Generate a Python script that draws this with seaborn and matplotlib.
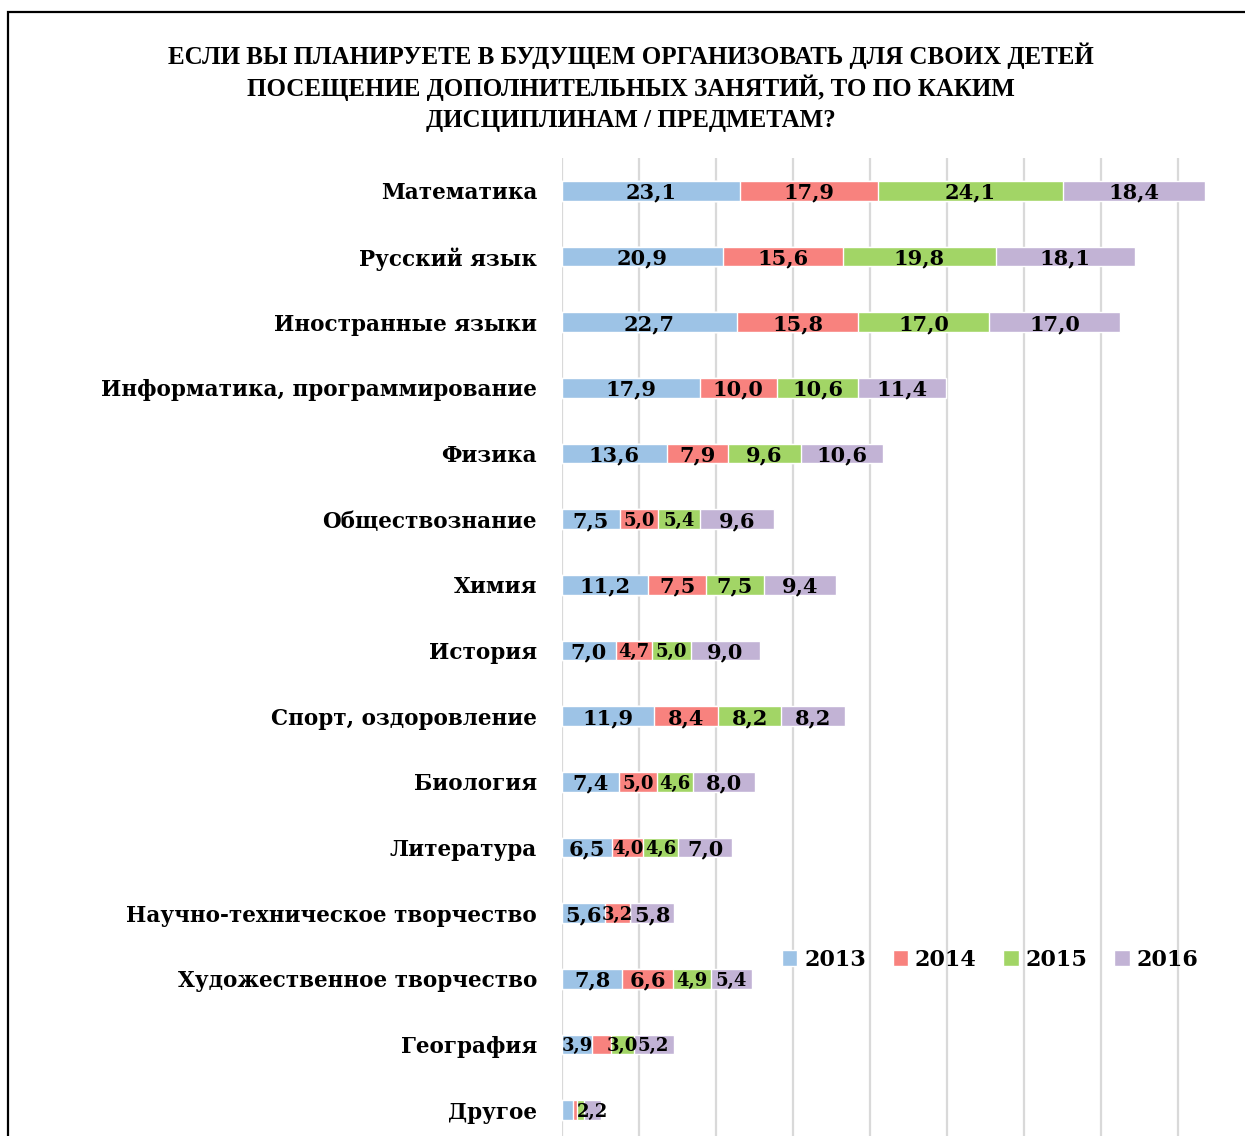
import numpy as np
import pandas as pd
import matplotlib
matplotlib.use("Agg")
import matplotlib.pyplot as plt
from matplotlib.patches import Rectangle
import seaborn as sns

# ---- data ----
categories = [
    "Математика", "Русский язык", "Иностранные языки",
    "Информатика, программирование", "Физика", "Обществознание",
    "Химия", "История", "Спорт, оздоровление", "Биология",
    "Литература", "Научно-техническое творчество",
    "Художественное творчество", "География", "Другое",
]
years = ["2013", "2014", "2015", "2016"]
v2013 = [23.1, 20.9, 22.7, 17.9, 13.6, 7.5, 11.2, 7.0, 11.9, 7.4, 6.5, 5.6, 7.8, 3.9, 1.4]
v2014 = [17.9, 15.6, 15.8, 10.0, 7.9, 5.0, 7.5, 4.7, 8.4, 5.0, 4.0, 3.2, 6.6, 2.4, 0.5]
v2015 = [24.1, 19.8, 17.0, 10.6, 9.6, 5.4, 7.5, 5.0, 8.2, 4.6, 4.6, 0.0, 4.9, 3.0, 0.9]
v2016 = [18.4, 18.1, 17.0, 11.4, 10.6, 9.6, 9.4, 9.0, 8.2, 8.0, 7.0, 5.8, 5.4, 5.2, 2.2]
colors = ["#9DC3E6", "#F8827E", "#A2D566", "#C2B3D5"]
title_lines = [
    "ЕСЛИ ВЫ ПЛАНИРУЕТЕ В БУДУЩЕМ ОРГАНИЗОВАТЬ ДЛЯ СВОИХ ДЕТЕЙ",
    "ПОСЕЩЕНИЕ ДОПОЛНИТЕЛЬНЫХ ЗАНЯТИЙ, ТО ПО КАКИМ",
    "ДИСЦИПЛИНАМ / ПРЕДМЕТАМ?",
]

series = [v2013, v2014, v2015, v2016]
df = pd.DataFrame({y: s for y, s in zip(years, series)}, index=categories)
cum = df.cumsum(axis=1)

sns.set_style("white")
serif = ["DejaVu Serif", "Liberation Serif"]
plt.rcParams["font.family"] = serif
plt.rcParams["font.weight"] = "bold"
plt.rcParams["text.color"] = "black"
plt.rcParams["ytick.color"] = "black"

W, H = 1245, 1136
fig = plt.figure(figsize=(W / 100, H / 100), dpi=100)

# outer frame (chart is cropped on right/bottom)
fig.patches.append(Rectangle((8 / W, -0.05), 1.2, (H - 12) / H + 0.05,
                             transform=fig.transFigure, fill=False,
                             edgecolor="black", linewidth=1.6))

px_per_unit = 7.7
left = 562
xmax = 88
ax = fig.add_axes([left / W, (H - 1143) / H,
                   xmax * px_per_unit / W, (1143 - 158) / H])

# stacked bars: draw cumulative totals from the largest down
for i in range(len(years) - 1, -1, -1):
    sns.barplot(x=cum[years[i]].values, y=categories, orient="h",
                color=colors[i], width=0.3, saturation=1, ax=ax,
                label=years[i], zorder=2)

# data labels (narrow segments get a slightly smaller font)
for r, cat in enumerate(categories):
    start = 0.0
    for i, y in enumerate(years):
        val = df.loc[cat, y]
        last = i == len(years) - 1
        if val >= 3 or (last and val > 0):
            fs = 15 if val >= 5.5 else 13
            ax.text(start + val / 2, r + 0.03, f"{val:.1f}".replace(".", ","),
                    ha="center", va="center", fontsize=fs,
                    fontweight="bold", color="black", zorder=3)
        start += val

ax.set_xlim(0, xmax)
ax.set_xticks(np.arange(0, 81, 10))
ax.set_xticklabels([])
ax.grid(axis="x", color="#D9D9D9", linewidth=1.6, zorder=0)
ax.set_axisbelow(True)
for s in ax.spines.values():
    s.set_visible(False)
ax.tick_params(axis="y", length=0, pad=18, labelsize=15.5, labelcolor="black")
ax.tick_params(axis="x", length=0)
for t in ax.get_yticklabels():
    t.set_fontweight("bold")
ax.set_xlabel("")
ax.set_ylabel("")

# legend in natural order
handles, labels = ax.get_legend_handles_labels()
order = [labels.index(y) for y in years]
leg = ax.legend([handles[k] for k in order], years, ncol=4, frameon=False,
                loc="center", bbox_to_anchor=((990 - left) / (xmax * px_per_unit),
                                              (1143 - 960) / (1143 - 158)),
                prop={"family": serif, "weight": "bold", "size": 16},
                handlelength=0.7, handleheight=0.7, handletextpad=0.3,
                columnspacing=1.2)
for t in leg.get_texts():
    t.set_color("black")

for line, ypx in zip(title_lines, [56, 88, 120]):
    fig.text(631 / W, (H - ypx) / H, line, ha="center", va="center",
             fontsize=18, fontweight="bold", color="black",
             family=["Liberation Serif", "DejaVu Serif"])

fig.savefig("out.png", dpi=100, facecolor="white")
┄┄┄┄┄┄┄┄┄┄┄┄┄┄┄┄┄┄┄┄
→ What to do: With the pictures left out, restate word for word every line of the data above, from the first down to the line that contains "import seaborn as sns".

→ Output of the task:
Generate a Python script that draws this with seaborn and matplotlib.
import numpy as np
import pandas as pd
import matplotlib
matplotlib.use("Agg")
import matplotlib.pyplot as plt
from matplotlib.patches import Rectangle
import seaborn as sns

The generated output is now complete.